> The exercise:
Gather each line of the entries below that includes "chart".

> Materials provided:
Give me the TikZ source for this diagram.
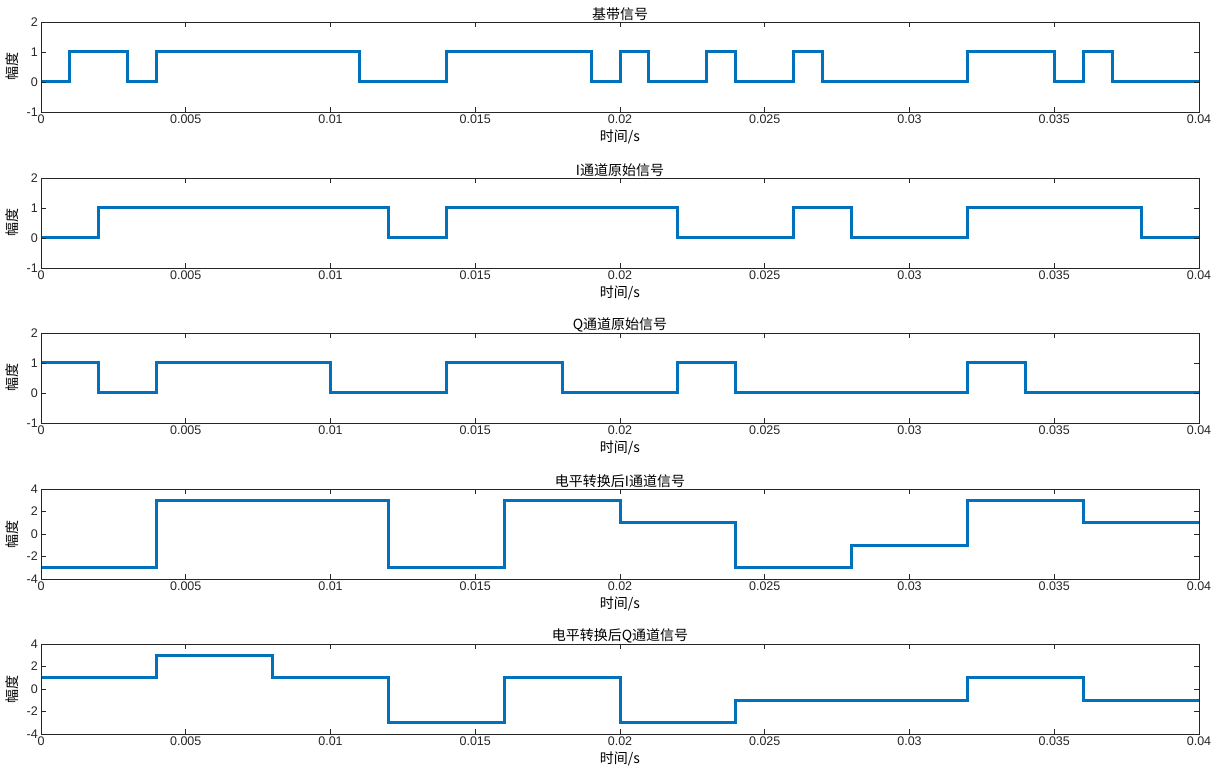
\documentclass[tikz,border=0pt]{standalone}
\usepackage{fontspec}
\setmainfont{Liberation Sans}
\newfontfamily\cjk{Noto Sans CJK SC}
\definecolor{mblue}{RGB}{0,114,189}
\definecolor{axc}{RGB}{38,38,38}
\newcommand\panel[6]{% #1 top px, #2 ymin, #3 ymax, #4 ytick list, #5 title, #6 path
 \begin{scope}[shift={(41pt,{(777-#1-90)*1pt})}]
  \pgfmathsetmacro\ys{90/(#3-#2)}
  \begin{scope}[x=28.95pt,y=\ys pt]
   \begin{scope}[yshift={-(#2)*\ys*1pt}]
    \draw[mblue,line width=3pt] #6;
   \end{scope}
   \draw[axc,line width=0.6pt] (0,0) rectangle (40,{#3-#2});
   \foreach \t/\l in {0/0,5/0.005,10/0.01,15/0.015,20/0.02,25/0.025,30/0.03,35/0.035,40/0.04}{
     \draw[axc,line width=0.6pt] (\t,0) -- ++(0,5pt) (\t,{#3-#2}) -- ++(0,-5pt);
     \node[axc,font=\fontsize{12.5}{14}\selectfont,anchor=north,inner sep=2pt] at (\t,-1pt) {\l};
   }
   \foreach \v in {#4}{
     \draw[axc,line width=0.6pt] (0,{\v-(#2)}) -- ++(5pt,0) (40,{\v-(#2)}) -- ++(-5pt,0);
     \node[axc,font=\fontsize{12.5}{14}\selectfont,anchor=east,inner sep=2pt] at (-1pt,{\v-(#2)}) {\v};
   }
   \node[font=\cjk\fontsize{14}{16}\selectfont,anchor=north,inner sep=1pt] at (20,-17pt) {时间/s};
   \node[font=\cjk\fontsize{14}{16}\selectfont,anchor=south,inner sep=1pt] at (20,{#3-#2}) {#5};
   \node[font=\cjk\fontsize{14}{16}\selectfont,rotate=90] at (-29pt,{(#3-#2)/2}) {幅度};
  \end{scope}
 \end{scope}}
\begin{document}
\begin{tikzpicture}[x=1pt,y=1pt]
\fill[white] (0,0) rectangle (1218,777);
\useasboundingbox (0,0) rectangle (1218,777);
\panel{22}{-1}{2}{-1,0,1,2}{基带信号}{(0,0) -| (1,1) -| (3,0) -| (4,1) -| (11,0) -| (14,1) -| (19,0) -| (20,1) -| (21,0) -| (23,1) -| (24,0) -| (26,1) -| (27,0) -| (32,1) -| (35,0) -| (36,1) -| (37,0) -- (40,0)}
\panel{178}{-1}{2}{-1,0,1,2}{I通道原始信号}{(0,0) -| (2,1) -| (12,0) -| (14,1) -| (22,0) -| (26,1) -| (28,0) -| (32,1) -| (38,0) -- (40,0)}
\panel{333}{-1}{2}{-1,0,1,2}{Q通道原始信号}{(0,1) -| (2,0) -| (4,1) -| (10,0) -| (14,1) -| (18,0) -| (22,1) -| (24,0) -| (32,1) -| (34,0) -- (40,0)}
\panel{489}{-4}{4}{-4,-2,0,2,4}{电平转换后I通道信号}{(0,-3) -| (4,3) -| (12,-3) -| (16,3) -| (20,1) -| (24,-3) -| (28,-1) -| (32,3) -| (36,1) -- (40,1)}
\panel{644}{-4}{4}{-4,-2,0,2,4}{电平转换后Q通道信号}{(0,1) -| (4,3) -| (8,1) -| (12,-3) -| (16,1) -| (20,-3) -| (24,-1) -| (32,1) -| (36,-1) -- (40,-1)}
\end{tikzpicture}
\end{document}
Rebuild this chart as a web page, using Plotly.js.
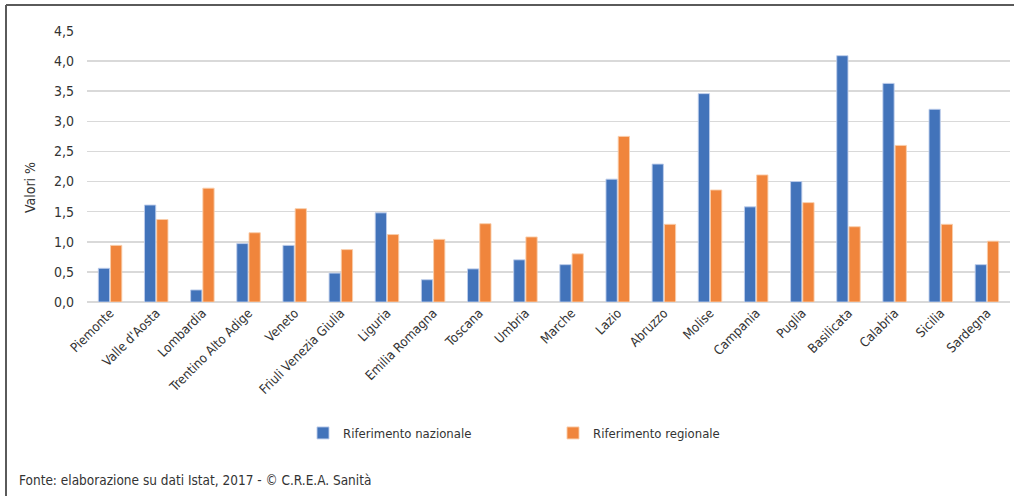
<!DOCTYPE html>
<html>
<head>
<meta charset="utf-8">
<script src="https://cdn.plot.ly/plotly-3.0.1.min.js"></script>
<style>
  html, body { margin: 0; padding: 0; background: #fff; }
  #chart { width: 1014px; height: 496px; }
</style>
</head>
<body>
<div id="chart"></div>
<script>
const regions = ["Piemonte", "Valle d'Aosta", "Lombardia", "Trentino Alto Adige", "Veneto",
  "Friuli Venezia Giulia", "Liguria", "Emilia Romagna", "Toscana", "Umbria", "Marche",
  "Lazio", "Abruzzo", "Molise", "Campania", "Puglia", "Basilicata", "Calabria", "Sicilia", "Sardegna"];
const nazionale = [0.56, 1.61, 0.20, 0.97, 0.94, 0.48, 1.48, 0.37, 0.55, 0.70, 0.62,
  2.04, 2.29, 3.46, 1.58, 2.00, 4.09, 3.63, 3.20, 0.62];
const regionale = [0.94, 1.37, 1.89, 1.15, 1.55, 0.87, 1.12, 1.04, 1.30, 1.08, 0.80,
  2.75, 1.29, 1.86, 2.11, 1.65, 1.25, 2.60, 1.29, 1.01];
const seriesNames = ["Riferimento nazionale", "Riferimento regionale"];
const yTicks = [0, 0.5, 1, 1.5, 2, 2.5, 3, 3.5, 4, 4.5];

const FONT = '"Liberation Sans Narrow", "Arial Narrow", "DejaVu Sans Condensed", Arial, sans-serif';
const TXT = '#333333';

const traces = [
  { type: 'bar', name: seriesNames[0], x: regions, y: nazionale,
    marker: { color: '#4273ba', line: { color: 'rgba(190,205,235,0.9)', width: 1 } },
    hoverinfo: 'x+y' },
  { type: 'bar', name: seriesNames[1], x: regions, y: regionale,
    marker: { color: '#f0853c', line: { color: 'rgba(250,205,170,0.9)', width: 1 } },
    hoverinfo: 'x+y' }
];

// plot area: x 87..1010, y 31..302
const L = 87, R = 1010, T = 31, B = 302, W = 1014, H = 496;
const px = v => (v - L) / (R - L);
const py = v => (B - v) / (B - T);

const layout = {
  width: W, height: H,
  margin: { l: L, r: W - R, t: T, b: H - B, pad: 0 },
  paper_bgcolor: '#ffffff', plot_bgcolor: '#ffffff',
  separators: ',.',
  font: { family: FONT, color: TXT, size: 12 },
  barmode: 'group',
  bargap: 0.47,
  bargroupgap: 0.08,
  showlegend: true,
  legend: {
    orientation: 'h', x: px(303), xanchor: 'left', y: py(433), yanchor: 'middle',
    font: { family: FONT, size: 13, color: TXT },
    entrywidth: 205, entrywidthmode: 'pixels',
    bgcolor: 'rgba(0,0,0,0)', borderwidth: 0
  },
  xaxis: {
    type: 'category',
    tickangle: -45,
    tickfont: { family: FONT, size: 13, color: TXT },
    showgrid: false, showline: false, ticks: '',
    zeroline: false, automargin: false
  },
  yaxis: {
    range: [0, 4.5],
    tickvals: yTicks,
    tickformat: '.1f',
    tickfont: { family: FONT, size: 14, color: TXT },
    showgrid: true, gridcolor: '#d9d9d9', gridwidth: 1.5,
    zeroline: true, zerolinecolor: '#d9d9d9', zerolinewidth: 1.5,
    showline: false, ticks: '', ticklabelstandoff: 12,
    automargin: false, fixedrange: true
  },
  annotations: [
    { text: 'Valori %', xref: 'paper', yref: 'paper', x: px(30), y: py(188),
      xanchor: 'center', yanchor: 'middle', textangle: -90, showarrow: false,
      font: { family: FONT, size: 14, color: TXT } },
    { text: 'Fonte: elaborazione su dati Istat, 2017 - © C.R.E.A. Sanità',
      xref: 'paper', yref: 'paper', x: px(17), y: py(480),
      xanchor: 'left', yanchor: 'middle', showarrow: false,
      font: { family: FONT, size: 13.5, color: TXT } }
  ],
  shapes: [
    { type: 'line', xref: 'paper', yref: 'paper', x0: px(6), x1: px(1016), y0: py(5), y1: py(5),
      line: { color: '#5a5a5a', width: 2 } },
    { type: 'line', xref: 'paper', yref: 'paper', x0: px(6), x1: px(6), y0: py(5), y1: py(500),
      line: { color: '#5a5a5a', width: 2 } }
  ]
};

Plotly.newPlot('chart', traces, layout, { displayModeBar: false, staticPlot: true });
</script>
</body>
</html>
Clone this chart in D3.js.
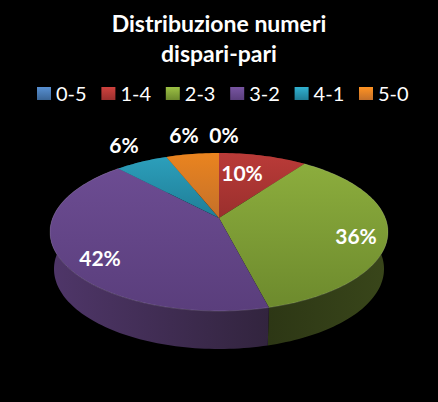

> Solved problem:
Rebuild this chart as a web page, using Plotly.js.
  #chart { width: 1014px; height: 496px; }
<div id="chart"></div>
Plotly.newPlot('chart', traces, layout, { displayModeBar: false, staticPlot: true });
Clone this chart in D3.js.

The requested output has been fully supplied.